Le président Klaus accusé de jouer la montre
« Klaus est imprévisible et machiavélique », s'inquiète en revanche 
une haute source à l'UMP, redoutant que le président tchèque « fasse 
de nouveau appel à la Cour constitutionnelle et à tout ce qu'il peut 
pour retarder sa signature jusqu'aux élections britanniques, l'an 
prochain ». Les Tories, dirigés par David Cameron, promettent en 
effet qu'en cas de retour au pouvoir, ils soumettront le traité à 
référendum outre-Manche.

This suggests that Klaus will delay his signature until after "the 
British elections next year.  The Tories under David Cameron promise 
- - - - to submit the treaty to a referendum".   That would certainly 
get Cameron off the horns of his dilemma!

xxxxxxxxxxxx cs


BBC ONLINE 6.5.09
EU treaty clears Czech parliament

The upper house of the Czech parliament has voted to approve the  
European Union's Lisbon Treaty, removing one of its few remaining  
obstacles.

Czech ratification will not be complete until signed by President 
Vaclav Klaus, a renowned Eurosceptic who says he is in no hurry.

The reform treaty still has to be ratified in the Republic of 
Ireland, where voters have rejected it once.

The treaty cannot take effect unless all 27 EU member states ratify it.
The Czech Senate voted 54-20 in favour of the treaty, aimed at 
streamlining EU institutions to make them more flexible after the 27-
nation bloc's enlargement in recent years.

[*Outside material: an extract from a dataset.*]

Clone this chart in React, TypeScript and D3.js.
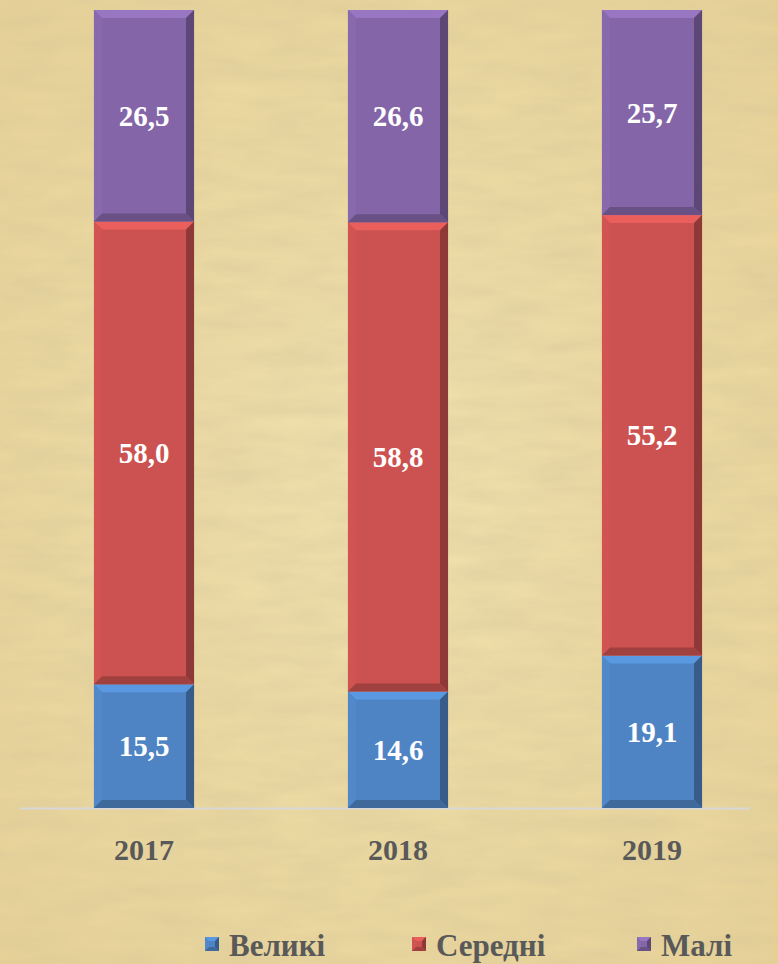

Its passage had depended on many members of the conservative Civic 
Democratic Party (ODS) led by Czech Prime Minister Mirek Topolanek, 
putting their doubts aside and backing the plan.
Some Civic Democrat senators have already vowed to send the Lisbon 
Treaty back to the constitutional court.

Czech President Vaclav Klaus - perhaps the treaty's highest profile 
opponent - has argued that the treaty would undermine Czech 
sovereignty. He has not said when he will sign it.

Hurdles remain
Only the Czech Republic, Poland, Germany and Ireland have yet to 
complete ratification of the treaty.

Poland's President Lech Kaczynski, another Eurosceptic, says he will 
not sign the treaty until it is passed in Ireland, even though the 
Polish parliament has approved it.

In Germany legal objections are delaying ratification, though 
parliament has passed it.

In Ireland itself, the government plans to hold a second referendum 
this year after securing sovereignty "guarantees".